• Your objective: The material below has pictures in it. Set down only the lines from the line containing "Write the TikZ code for this diagram." through the line containing "(0,0) rectangle (728,3927);", word for word, and leave the pictures behind.

========================================================================

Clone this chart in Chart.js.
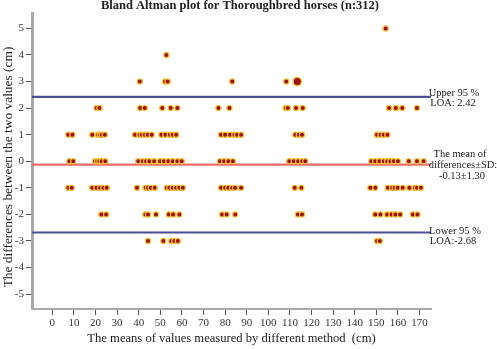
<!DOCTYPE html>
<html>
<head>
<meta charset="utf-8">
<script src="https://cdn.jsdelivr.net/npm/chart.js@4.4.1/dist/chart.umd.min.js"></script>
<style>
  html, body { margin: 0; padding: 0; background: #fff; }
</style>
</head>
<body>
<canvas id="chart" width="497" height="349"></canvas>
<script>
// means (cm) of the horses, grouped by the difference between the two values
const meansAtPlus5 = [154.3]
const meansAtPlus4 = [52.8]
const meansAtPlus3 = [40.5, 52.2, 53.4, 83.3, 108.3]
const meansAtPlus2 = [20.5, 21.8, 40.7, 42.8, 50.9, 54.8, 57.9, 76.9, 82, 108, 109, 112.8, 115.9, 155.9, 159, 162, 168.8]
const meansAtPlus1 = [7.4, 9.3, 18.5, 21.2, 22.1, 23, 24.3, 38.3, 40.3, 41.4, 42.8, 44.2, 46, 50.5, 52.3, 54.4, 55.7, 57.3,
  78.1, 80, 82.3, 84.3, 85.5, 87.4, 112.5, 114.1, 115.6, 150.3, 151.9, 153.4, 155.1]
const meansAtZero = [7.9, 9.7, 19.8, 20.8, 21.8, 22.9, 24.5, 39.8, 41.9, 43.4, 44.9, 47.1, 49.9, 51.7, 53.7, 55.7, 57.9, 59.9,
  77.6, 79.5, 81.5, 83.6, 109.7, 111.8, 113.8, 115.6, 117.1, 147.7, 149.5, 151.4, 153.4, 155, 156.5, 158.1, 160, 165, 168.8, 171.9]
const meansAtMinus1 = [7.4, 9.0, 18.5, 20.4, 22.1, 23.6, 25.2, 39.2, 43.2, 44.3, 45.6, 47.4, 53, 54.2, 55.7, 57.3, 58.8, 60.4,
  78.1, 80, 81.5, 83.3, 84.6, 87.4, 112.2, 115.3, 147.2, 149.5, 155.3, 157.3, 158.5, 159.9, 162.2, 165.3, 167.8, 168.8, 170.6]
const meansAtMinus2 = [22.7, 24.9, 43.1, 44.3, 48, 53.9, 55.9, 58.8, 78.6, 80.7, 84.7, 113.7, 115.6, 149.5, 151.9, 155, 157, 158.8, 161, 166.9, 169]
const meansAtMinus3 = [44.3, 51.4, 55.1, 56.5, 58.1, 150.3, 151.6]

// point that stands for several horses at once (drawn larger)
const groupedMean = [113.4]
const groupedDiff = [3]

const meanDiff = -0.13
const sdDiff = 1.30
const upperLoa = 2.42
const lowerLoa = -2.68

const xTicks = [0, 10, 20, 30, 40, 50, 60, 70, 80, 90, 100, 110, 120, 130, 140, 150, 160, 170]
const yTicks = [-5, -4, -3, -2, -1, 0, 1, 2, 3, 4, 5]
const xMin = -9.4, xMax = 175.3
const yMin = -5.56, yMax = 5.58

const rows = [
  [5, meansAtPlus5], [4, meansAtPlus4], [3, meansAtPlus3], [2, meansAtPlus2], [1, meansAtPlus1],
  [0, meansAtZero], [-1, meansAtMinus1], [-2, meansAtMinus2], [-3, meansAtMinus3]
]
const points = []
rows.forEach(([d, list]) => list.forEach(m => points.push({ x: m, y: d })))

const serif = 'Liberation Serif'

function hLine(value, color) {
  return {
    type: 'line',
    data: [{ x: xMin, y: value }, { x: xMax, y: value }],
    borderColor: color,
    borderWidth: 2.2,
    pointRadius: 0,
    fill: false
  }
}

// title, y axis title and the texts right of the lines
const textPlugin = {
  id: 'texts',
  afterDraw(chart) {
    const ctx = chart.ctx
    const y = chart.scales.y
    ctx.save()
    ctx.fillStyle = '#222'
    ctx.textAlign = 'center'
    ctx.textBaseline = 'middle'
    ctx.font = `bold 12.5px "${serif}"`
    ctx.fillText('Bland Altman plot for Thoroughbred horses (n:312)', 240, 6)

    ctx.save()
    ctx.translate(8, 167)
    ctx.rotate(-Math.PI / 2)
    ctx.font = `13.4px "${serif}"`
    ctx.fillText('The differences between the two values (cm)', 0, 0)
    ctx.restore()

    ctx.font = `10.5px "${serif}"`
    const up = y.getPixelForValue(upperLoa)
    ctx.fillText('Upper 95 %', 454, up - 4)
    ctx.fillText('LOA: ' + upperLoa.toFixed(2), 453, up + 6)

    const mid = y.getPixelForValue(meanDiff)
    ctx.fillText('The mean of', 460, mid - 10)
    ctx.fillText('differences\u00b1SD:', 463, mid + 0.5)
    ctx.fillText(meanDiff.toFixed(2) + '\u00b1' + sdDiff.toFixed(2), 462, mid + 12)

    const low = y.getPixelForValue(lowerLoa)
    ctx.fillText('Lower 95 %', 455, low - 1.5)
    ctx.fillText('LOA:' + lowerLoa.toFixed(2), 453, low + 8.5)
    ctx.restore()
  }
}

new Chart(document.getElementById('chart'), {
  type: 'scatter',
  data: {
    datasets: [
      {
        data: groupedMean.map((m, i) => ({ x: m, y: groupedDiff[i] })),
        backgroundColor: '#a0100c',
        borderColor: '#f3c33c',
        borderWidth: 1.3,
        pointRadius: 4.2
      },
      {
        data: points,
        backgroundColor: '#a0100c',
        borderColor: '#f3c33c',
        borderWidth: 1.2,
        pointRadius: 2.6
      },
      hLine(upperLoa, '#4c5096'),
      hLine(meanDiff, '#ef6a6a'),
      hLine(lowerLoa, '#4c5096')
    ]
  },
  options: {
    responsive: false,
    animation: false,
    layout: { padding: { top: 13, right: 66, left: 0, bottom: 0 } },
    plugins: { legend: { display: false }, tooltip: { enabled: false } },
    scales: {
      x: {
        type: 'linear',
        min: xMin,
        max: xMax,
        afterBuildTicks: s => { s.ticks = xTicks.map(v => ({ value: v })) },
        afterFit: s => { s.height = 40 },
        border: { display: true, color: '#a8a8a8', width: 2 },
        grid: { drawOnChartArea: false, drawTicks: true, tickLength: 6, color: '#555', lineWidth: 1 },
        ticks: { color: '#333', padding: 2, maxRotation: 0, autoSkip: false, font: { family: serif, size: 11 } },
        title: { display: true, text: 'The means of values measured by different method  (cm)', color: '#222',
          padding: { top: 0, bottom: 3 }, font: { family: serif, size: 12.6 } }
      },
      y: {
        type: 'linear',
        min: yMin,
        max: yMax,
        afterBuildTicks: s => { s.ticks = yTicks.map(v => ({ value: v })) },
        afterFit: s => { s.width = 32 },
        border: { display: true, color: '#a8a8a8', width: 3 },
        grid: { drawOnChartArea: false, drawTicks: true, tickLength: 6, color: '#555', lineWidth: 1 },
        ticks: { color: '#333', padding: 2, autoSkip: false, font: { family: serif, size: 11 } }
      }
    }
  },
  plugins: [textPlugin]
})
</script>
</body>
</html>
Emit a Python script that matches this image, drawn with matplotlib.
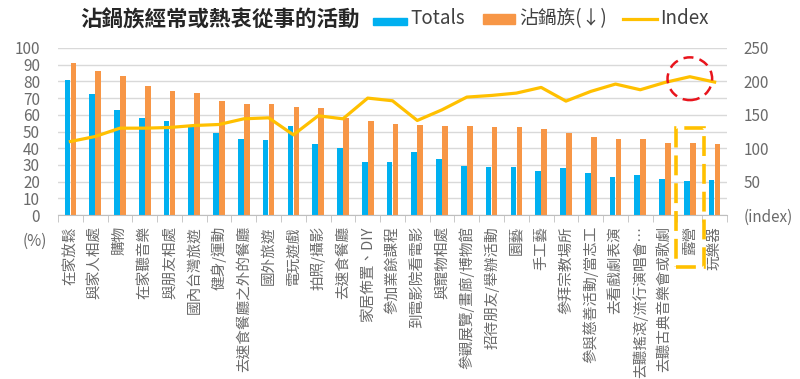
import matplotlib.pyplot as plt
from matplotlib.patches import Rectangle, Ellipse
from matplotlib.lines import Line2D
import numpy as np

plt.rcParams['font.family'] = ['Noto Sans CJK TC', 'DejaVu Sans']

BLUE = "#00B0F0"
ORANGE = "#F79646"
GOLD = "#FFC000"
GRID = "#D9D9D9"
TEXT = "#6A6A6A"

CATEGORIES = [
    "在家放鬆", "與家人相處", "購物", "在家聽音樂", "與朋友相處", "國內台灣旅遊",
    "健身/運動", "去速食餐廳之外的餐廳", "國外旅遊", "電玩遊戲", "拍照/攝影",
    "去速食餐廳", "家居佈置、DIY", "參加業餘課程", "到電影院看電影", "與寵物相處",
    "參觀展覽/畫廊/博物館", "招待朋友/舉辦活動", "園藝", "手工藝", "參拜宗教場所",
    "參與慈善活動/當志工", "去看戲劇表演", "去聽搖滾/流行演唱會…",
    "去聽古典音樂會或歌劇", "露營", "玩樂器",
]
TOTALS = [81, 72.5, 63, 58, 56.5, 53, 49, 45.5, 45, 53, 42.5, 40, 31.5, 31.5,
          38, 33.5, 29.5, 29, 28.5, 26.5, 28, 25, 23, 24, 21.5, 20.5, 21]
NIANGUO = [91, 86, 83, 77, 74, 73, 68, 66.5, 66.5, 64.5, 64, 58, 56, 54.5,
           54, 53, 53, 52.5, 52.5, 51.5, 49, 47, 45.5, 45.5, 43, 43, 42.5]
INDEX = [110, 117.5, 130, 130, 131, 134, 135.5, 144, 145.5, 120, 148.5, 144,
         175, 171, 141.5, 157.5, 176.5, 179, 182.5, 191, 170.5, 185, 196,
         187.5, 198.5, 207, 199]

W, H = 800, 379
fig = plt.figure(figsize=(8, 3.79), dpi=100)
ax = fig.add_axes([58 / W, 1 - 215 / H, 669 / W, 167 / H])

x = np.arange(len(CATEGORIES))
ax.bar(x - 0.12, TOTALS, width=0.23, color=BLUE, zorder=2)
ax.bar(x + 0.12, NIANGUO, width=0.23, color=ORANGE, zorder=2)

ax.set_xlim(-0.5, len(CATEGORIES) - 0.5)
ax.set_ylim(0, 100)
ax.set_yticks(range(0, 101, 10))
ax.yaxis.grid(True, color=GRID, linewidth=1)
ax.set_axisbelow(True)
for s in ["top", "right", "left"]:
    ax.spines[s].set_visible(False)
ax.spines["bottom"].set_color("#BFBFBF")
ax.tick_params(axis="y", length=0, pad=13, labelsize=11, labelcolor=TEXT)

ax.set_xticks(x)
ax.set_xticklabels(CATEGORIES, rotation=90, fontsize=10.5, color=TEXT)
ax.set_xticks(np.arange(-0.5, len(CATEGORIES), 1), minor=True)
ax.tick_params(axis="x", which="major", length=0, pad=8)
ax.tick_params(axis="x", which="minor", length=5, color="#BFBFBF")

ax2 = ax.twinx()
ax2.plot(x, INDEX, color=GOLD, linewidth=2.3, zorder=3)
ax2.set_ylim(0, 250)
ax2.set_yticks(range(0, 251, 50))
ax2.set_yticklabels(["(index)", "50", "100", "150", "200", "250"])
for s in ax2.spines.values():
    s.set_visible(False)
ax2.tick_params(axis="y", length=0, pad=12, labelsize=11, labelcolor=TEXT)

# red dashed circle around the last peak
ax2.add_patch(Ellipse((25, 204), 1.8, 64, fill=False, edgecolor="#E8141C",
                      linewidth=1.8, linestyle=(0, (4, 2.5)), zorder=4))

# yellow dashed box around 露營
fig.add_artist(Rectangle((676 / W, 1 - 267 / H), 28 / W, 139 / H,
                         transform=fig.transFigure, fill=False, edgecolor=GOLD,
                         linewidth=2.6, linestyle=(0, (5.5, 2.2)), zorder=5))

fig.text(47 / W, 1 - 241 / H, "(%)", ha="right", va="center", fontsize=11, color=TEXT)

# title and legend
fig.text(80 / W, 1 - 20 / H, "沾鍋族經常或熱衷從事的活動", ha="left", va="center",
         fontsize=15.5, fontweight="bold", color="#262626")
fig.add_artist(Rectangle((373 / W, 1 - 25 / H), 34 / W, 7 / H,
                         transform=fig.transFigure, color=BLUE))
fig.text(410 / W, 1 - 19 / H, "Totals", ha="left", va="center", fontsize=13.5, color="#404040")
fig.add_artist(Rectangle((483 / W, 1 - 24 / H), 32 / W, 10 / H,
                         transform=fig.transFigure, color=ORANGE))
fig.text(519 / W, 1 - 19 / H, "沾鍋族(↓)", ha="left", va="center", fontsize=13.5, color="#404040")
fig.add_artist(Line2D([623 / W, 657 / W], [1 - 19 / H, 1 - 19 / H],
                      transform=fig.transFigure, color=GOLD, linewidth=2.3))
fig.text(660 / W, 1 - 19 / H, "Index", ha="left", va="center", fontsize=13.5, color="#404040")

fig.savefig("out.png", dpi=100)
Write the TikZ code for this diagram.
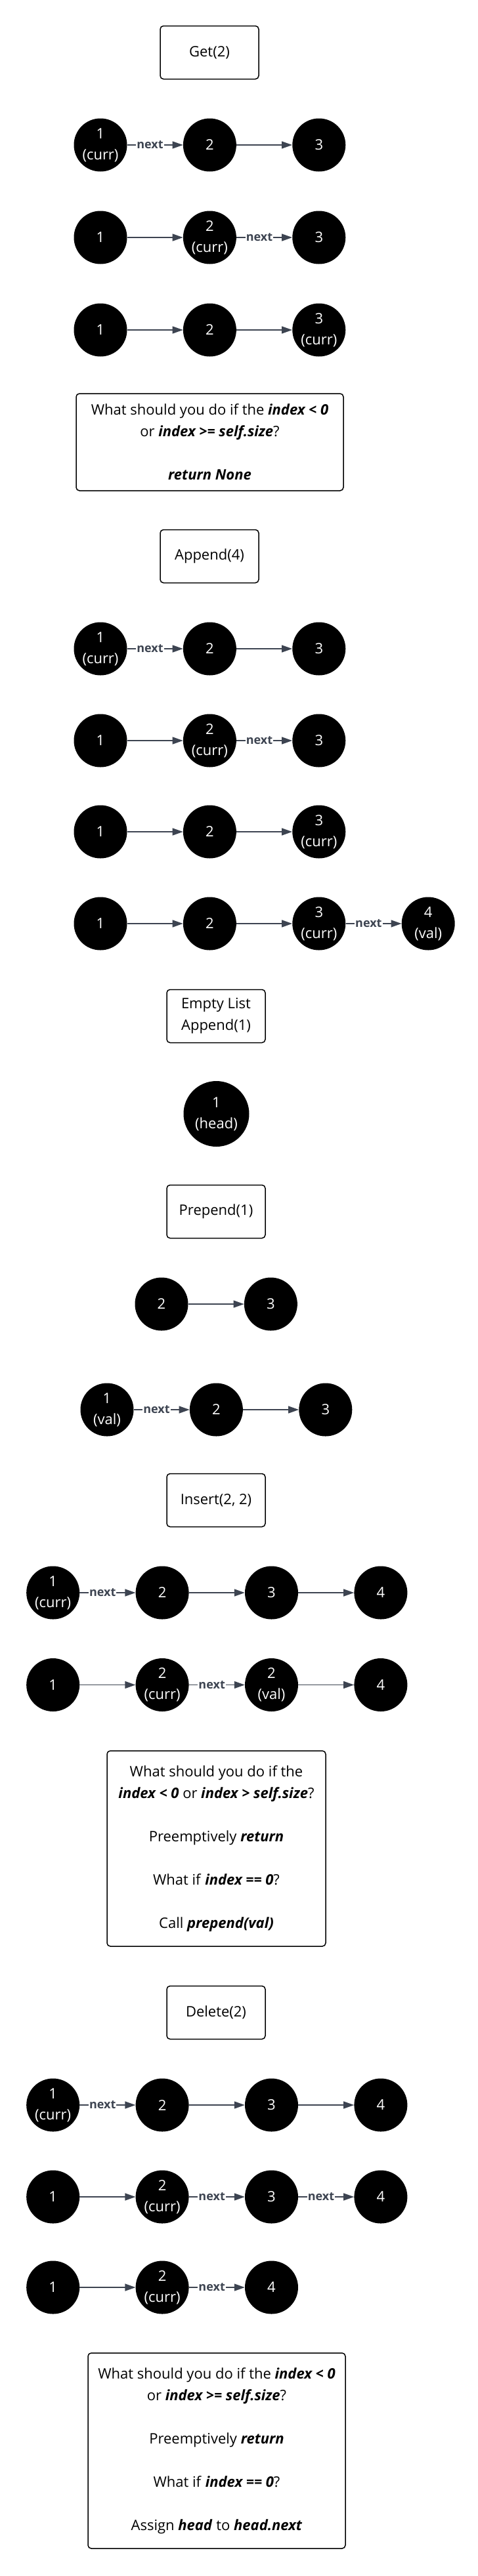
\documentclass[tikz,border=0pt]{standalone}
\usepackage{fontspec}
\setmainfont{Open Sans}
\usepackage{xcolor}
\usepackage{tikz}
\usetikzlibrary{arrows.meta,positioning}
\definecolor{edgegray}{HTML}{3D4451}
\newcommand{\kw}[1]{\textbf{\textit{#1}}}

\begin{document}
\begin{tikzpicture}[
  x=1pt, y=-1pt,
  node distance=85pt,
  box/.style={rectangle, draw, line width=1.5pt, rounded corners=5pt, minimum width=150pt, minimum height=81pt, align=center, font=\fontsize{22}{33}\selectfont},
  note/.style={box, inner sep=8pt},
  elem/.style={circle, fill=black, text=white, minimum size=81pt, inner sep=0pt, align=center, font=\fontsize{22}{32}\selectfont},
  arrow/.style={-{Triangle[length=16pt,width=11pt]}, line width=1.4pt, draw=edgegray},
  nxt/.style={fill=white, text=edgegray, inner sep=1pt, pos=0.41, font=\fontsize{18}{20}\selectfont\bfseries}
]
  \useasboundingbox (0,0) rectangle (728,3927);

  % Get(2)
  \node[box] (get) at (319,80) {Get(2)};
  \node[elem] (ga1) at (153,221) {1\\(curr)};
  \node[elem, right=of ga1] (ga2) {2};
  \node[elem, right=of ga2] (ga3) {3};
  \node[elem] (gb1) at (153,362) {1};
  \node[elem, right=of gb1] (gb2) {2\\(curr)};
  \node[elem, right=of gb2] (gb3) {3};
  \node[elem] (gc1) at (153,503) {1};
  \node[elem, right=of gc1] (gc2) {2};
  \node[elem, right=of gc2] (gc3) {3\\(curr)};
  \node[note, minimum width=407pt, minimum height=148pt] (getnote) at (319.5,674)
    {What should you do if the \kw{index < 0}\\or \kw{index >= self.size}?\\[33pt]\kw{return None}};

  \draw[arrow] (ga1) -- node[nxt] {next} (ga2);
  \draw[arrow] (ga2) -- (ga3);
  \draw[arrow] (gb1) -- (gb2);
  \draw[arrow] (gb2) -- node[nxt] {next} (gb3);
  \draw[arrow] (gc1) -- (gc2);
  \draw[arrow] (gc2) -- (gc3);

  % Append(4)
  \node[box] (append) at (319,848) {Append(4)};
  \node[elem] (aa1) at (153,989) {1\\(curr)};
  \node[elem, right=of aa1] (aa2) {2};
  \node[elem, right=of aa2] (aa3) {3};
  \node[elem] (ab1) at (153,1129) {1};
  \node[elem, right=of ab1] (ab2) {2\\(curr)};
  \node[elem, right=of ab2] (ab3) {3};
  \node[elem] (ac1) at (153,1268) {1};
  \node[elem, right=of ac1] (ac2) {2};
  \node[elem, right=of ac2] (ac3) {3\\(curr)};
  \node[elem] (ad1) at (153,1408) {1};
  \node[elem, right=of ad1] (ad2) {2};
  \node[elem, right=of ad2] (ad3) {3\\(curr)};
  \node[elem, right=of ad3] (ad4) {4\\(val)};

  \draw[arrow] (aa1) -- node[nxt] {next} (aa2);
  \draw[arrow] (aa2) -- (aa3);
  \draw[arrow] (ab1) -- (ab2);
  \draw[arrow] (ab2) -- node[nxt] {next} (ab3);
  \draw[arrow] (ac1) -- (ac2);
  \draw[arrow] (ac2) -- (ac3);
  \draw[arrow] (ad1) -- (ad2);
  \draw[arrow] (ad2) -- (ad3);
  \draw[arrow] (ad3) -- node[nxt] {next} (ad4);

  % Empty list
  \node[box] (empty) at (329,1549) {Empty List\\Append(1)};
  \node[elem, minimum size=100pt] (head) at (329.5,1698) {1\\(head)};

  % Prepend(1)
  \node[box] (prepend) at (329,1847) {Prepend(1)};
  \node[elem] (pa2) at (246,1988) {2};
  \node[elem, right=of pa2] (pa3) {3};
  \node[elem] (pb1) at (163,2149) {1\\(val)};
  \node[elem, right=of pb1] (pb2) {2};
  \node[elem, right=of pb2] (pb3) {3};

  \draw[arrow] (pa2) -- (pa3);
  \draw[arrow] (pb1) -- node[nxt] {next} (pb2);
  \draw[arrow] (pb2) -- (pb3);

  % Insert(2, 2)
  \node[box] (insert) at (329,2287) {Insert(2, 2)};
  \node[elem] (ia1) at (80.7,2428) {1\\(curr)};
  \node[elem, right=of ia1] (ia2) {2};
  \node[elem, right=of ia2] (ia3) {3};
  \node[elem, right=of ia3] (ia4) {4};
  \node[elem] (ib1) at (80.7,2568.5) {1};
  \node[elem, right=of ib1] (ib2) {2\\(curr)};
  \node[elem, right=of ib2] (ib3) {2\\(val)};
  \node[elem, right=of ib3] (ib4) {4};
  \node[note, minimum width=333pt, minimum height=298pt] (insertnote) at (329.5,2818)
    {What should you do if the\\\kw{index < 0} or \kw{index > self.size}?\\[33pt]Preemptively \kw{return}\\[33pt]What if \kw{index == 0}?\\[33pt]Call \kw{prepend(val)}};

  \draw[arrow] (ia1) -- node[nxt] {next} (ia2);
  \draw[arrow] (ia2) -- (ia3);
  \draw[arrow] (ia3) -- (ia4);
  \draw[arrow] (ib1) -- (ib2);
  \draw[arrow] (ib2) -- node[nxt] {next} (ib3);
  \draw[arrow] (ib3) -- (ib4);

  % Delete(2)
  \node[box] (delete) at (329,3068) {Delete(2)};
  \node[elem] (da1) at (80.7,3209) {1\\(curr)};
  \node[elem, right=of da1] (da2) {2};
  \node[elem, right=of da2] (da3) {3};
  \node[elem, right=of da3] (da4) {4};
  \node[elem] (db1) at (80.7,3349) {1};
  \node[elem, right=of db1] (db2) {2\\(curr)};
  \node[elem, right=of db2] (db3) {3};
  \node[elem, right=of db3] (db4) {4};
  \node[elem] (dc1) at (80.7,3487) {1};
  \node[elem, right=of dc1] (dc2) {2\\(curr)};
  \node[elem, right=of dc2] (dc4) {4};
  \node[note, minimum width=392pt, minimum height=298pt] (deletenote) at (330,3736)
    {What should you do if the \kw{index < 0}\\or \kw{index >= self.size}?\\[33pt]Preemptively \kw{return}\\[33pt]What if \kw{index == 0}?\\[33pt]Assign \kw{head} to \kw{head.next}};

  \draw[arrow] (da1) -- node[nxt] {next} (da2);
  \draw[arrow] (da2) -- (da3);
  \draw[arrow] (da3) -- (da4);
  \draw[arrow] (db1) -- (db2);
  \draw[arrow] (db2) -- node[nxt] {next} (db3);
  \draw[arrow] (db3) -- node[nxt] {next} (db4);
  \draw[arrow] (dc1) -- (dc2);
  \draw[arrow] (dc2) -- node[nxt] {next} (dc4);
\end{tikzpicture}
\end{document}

========================================================================

• Solution to the problem:
Write the TikZ code for this diagram.
\documentclass[tikz,border=0pt]{standalone}
\usepackage{fontspec}
\setmainfont{Open Sans}
\usepackage{xcolor}
\usepackage{tikz}
\usetikzlibrary{arrows.meta,positioning}
\definecolor{edgegray}{HTML}{3D4451}
\newcommand{\kw}[1]{\textbf{\textit{#1}}}

\begin{document}
\begin{tikzpicture}[
  x=1pt, y=-1pt,
  node distance=85pt,
  box/.style={rectangle, draw, line width=1.5pt, rounded corners=5pt, minimum width=150pt, minimum height=81pt, align=center, font=\fontsize{22}{33}\selectfont},
  note/.style={box, inner sep=8pt},
  elem/.style={circle, fill=black, text=white, minimum size=81pt, inner sep=0pt, align=center, font=\fontsize{22}{32}\selectfont},
  arrow/.style={-{Triangle[length=16pt,width=11pt]}, line width=1.4pt, draw=edgegray},
  nxt/.style={fill=white, text=edgegray, inner sep=1pt, pos=0.41, font=\fontsize{18}{20}\selectfont\bfseries}
]
  \useasboundingbox (0,0) rectangle (728,3927);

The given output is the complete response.